> _SUPPLIED MATERIAL_
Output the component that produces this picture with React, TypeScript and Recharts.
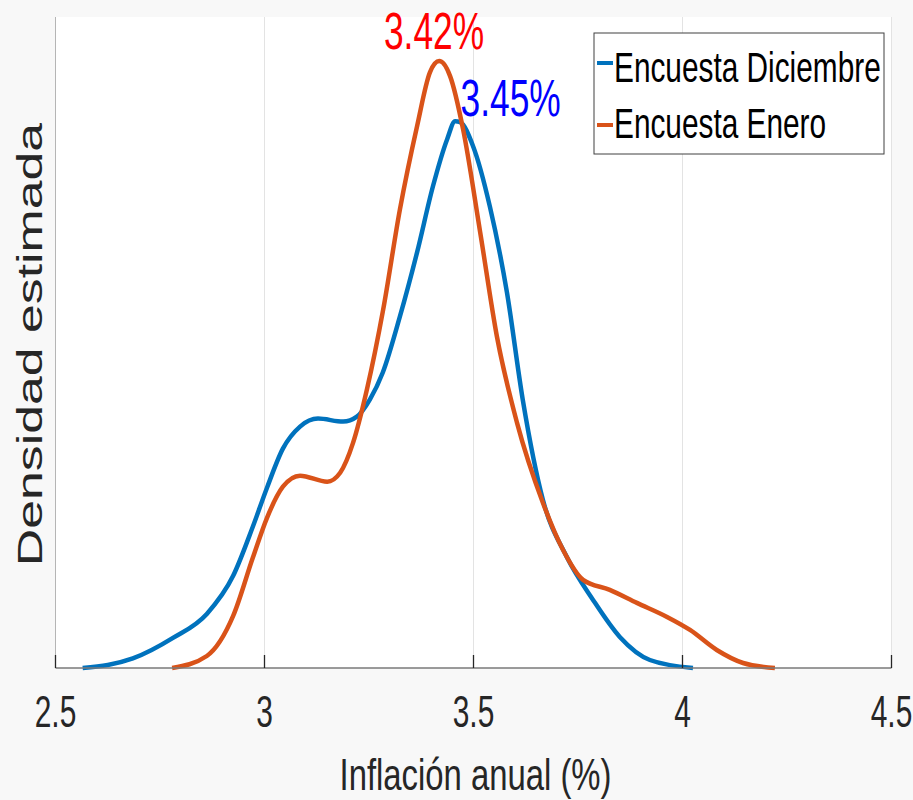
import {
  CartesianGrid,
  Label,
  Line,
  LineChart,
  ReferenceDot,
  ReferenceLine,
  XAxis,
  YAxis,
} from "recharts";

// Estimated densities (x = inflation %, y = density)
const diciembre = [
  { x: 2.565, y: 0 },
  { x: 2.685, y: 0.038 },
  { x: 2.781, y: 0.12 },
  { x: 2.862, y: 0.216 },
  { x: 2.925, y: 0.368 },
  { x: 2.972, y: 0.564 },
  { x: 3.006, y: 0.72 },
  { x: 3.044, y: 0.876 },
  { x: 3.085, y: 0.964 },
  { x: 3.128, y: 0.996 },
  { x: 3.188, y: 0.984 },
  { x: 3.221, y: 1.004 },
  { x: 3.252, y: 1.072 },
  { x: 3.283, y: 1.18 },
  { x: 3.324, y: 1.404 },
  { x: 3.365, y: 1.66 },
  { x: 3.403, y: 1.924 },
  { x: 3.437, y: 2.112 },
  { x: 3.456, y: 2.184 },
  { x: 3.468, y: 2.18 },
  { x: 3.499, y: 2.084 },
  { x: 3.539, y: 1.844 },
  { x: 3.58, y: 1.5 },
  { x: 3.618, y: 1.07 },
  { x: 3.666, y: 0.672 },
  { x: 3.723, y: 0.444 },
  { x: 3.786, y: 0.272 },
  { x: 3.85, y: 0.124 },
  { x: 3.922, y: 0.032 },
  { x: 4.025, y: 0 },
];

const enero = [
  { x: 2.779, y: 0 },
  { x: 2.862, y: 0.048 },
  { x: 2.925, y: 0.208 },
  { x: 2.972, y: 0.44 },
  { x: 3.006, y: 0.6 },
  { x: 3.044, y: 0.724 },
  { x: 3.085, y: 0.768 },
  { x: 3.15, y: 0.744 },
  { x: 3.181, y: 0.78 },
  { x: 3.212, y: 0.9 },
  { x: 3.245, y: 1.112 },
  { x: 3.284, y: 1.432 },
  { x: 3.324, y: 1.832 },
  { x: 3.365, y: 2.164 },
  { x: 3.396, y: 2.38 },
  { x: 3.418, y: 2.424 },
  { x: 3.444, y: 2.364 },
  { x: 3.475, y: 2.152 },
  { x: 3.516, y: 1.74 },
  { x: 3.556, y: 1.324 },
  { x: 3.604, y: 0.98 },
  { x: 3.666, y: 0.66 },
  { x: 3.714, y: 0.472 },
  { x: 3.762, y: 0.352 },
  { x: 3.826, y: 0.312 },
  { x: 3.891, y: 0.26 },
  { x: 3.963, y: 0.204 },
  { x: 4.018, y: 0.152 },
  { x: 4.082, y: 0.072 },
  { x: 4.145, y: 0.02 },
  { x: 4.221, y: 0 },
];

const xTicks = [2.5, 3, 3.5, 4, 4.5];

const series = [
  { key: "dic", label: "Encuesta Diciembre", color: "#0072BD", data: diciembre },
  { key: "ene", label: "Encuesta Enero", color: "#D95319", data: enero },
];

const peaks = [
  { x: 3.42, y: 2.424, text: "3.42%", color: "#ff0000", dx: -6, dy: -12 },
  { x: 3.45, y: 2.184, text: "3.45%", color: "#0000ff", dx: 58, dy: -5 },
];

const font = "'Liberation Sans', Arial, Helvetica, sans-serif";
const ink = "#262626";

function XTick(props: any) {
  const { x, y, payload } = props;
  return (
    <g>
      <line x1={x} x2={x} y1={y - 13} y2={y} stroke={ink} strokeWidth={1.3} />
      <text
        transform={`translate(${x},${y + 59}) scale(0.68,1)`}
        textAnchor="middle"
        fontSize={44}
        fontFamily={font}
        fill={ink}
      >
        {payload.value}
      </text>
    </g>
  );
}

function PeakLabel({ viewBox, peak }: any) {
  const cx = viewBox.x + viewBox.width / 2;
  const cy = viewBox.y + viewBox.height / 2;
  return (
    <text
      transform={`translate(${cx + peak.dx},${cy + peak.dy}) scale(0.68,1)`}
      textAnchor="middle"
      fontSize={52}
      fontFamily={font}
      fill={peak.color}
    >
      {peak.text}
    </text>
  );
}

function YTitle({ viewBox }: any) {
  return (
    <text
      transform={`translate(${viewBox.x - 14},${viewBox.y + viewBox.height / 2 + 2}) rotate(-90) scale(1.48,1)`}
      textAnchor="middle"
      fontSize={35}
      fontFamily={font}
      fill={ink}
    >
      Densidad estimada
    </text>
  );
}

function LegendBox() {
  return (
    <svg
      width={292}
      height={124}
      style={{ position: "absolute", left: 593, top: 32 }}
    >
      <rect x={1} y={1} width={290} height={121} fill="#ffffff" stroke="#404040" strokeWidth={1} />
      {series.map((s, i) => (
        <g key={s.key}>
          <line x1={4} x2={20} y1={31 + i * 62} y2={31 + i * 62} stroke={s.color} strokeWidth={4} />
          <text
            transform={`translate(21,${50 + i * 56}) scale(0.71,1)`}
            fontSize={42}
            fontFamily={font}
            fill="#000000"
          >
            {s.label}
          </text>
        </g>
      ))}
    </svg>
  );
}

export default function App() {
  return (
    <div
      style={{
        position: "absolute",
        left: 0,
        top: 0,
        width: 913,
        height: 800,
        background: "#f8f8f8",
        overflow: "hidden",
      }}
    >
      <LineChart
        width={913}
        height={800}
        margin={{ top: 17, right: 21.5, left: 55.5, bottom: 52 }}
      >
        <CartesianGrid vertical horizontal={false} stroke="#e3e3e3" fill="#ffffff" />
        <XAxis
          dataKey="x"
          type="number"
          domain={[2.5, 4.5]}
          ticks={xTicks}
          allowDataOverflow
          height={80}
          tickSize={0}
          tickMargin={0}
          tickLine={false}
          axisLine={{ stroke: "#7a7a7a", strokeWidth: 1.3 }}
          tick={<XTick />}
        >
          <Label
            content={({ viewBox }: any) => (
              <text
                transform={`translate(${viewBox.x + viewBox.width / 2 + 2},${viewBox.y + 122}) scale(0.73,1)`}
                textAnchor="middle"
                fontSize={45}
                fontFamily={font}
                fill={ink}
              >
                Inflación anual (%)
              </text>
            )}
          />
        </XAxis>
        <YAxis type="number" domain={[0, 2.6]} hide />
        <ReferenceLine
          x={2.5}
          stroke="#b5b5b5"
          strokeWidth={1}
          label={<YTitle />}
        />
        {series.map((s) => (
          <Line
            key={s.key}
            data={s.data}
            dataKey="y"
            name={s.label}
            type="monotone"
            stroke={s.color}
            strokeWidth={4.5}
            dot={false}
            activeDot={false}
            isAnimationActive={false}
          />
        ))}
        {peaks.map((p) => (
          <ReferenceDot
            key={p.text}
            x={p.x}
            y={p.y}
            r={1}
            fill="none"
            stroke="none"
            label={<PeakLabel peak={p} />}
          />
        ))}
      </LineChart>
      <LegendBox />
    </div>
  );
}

> _GOAL_
Make an exact copy of the whole listing, but don't bring over any pictures.

> _EXERCISE RESPONSE_
Output the component that produces this picture with React, TypeScript and Recharts.
import {
  CartesianGrid,
  Label,
  Line,
  LineChart,
  ReferenceDot,
  ReferenceLine,
  XAxis,
  YAxis,
} from "recharts";

// Estimated densities (x = inflation %, y = density)
const diciembre = [
  { x: 2.565, y: 0 },
  { x: 2.685, y: 0.038 },
  { x: 2.781, y: 0.12 },
  { x: 2.862, y: 0.216 },
  { x: 2.925, y: 0.368 },
  { x: 2.972, y: 0.564 },
  { x: 3.006, y: 0.72 },
  { x: 3.044, y: 0.876 },
  { x: 3.085, y: 0.964 },
  { x: 3.128, y: 0.996 },
  { x: 3.188, y: 0.984 },
  { x: 3.221, y: 1.004 },
  { x: 3.252, y: 1.072 },
  { x: 3.283, y: 1.18 },
  { x: 3.324, y: 1.404 },
  { x: 3.365, y: 1.66 },
  { x: 3.403, y: 1.924 },
  { x: 3.437, y: 2.112 },
  { x: 3.456, y: 2.184 },
  { x: 3.468, y: 2.18 },
  { x: 3.499, y: 2.084 },
  { x: 3.539, y: 1.844 },
  { x: 3.58, y: 1.5 },
  { x: 3.618, y: 1.07 },
  { x: 3.666, y: 0.672 },
  { x: 3.723, y: 0.444 },
  { x: 3.786, y: 0.272 },
  { x: 3.85, y: 0.124 },
  { x: 3.922, y: 0.032 },
  { x: 4.025, y: 0 },
];

const enero = [
  { x: 2.779, y: 0 },
  { x: 2.862, y: 0.048 },
  { x: 2.925, y: 0.208 },
  { x: 2.972, y: 0.44 },
  { x: 3.006, y: 0.6 },
  { x: 3.044, y: 0.724 },
  { x: 3.085, y: 0.768 },
  { x: 3.15, y: 0.744 },
  { x: 3.181, y: 0.78 },
  { x: 3.212, y: 0.9 },
  { x: 3.245, y: 1.112 },
  { x: 3.284, y: 1.432 },
  { x: 3.324, y: 1.832 },
  { x: 3.365, y: 2.164 },
  { x: 3.396, y: 2.38 },
  { x: 3.418, y: 2.424 },
  { x: 3.444, y: 2.364 },
  { x: 3.475, y: 2.152 },
  { x: 3.516, y: 1.74 },
  { x: 3.556, y: 1.324 },
  { x: 3.604, y: 0.98 },
  { x: 3.666, y: 0.66 },
  { x: 3.714, y: 0.472 },
  { x: 3.762, y: 0.352 },
  { x: 3.826, y: 0.312 },
  { x: 3.891, y: 0.26 },
  { x: 3.963, y: 0.204 },
  { x: 4.018, y: 0.152 },
  { x: 4.082, y: 0.072 },
  { x: 4.145, y: 0.02 },
  { x: 4.221, y: 0 },
];

const xTicks = [2.5, 3, 3.5, 4, 4.5];

const series = [
  { key: "dic", label: "Encuesta Diciembre", color: "#0072BD", data: diciembre },
  { key: "ene", label: "Encuesta Enero", color: "#D95319", data: enero },
];

const peaks = [
  { x: 3.42, y: 2.424, text: "3.42%", color: "#ff0000", dx: -6, dy: -12 },
  { x: 3.45, y: 2.184, text: "3.45%", color: "#0000ff", dx: 58, dy: -5 },
];

const font = "'Liberation Sans', Arial, Helvetica, sans-serif";
const ink = "#262626";

function XTick(props: any) {
  const { x, y, payload } = props;
  return (
    <g>
      <line x1={x} x2={x} y1={y - 13} y2={y} stroke={ink} strokeWidth={1.3} />
      <text
        transform={`translate(${x},${y + 59}) scale(0.68,1)`}
        textAnchor="middle"
        fontSize={44}
        fontFamily={font}
        fill={ink}
      >
        {payload.value}
      </text>
    </g>
  );
}

function PeakLabel({ viewBox, peak }: any) {
  const cx = viewBox.x + viewBox.width / 2;
  const cy = viewBox.y + viewBox.height / 2;
  return (
    <text
      transform={`translate(${cx + peak.dx},${cy + peak.dy}) scale(0.68,1)`}
      textAnchor="middle"
      fontSize={52}
      fontFamily={font}
      fill={peak.color}
    >
      {peak.text}
    </text>
  );
}

function YTitle({ viewBox }: any) {
  return (
    <text
      transform={`translate(${viewBox.x - 14},${viewBox.y + viewBox.height / 2 + 2}) rotate(-90) scale(1.48,1)`}
      textAnchor="middle"
      fontSize={35}
      fontFamily={font}
      fill={ink}
    >
      Densidad estimada
    </text>
  );
}

function LegendBox() {
  return (
    <svg
      width={292}
      height={124}
      style={{ position: "absolute", left: 593, top: 32 }}
    >
      <rect x={1} y={1} width={290} height={121} fill="#ffffff" stroke="#404040" strokeWidth={1} />
      {series.map((s, i) => (
        <g key={s.key}>
          <line x1={4} x2={20} y1={31 + i * 62} y2={31 + i * 62} stroke={s.color} strokeWidth={4} />
          <text
            transform={`translate(21,${50 + i * 56}) scale(0.71,1)`}
            fontSize={42}
            fontFamily={font}
            fill="#000000"
          >
            {s.label}
          </text>
        </g>
      ))}
    </svg>
  );
}

export default function App() {
  return (
    <div
      style={{
        position: "absolute",
        left: 0,
        top: 0,
        width: 913,
        height: 800,
        background: "#f8f8f8",
        overflow: "hidden",
      }}
    >
      <LineChart
        width={913}
        height={800}
        margin={{ top: 17, right: 21.5, left: 55.5, bottom: 52 }}
      >
        <CartesianGrid vertical horizontal={false} stroke="#e3e3e3" fill="#ffffff" />
        <XAxis
          dataKey="x"
          type="number"
          domain={[2.5, 4.5]}
          ticks={xTicks}
          allowDataOverflow
          height={80}
          tickSize={0}
          tickMargin={0}
          tickLine={false}
          axisLine={{ stroke: "#7a7a7a", strokeWidth: 1.3 }}
          tick={<XTick />}
        >
          <Label
            content={({ viewBox }: any) => (
              <text
                transform={`translate(${viewBox.x + viewBox.width / 2 + 2},${viewBox.y + 122}) scale(0.73,1)`}
                textAnchor="middle"
                fontSize={45}
                fontFamily={font}
                fill={ink}
              >
                Inflación anual (%)
              </text>
            )}
          />
        </XAxis>
        <YAxis type="number" domain={[0, 2.6]} hide />
        <ReferenceLine
          x={2.5}
          stroke="#b5b5b5"
          strokeWidth={1}
          label={<YTitle />}
        />
        {series.map((s) => (
          <Line
            key={s.key}
            data={s.data}
            dataKey="y"
            name={s.label}
            type="monotone"
            stroke={s.color}
            strokeWidth={4.5}
            dot={false}
            activeDot={false}
            isAnimationActive={false}
          />
        ))}
        {peaks.map((p) => (
          <ReferenceDot
            key={p.text}
            x={p.x}
            y={p.y}
            r={1}
            fill="none"
            stroke="none"
            label={<PeakLabel peak={p} />}
          />
        ))}
      </LineChart>
      <LegendBox />
    </div>
  );
}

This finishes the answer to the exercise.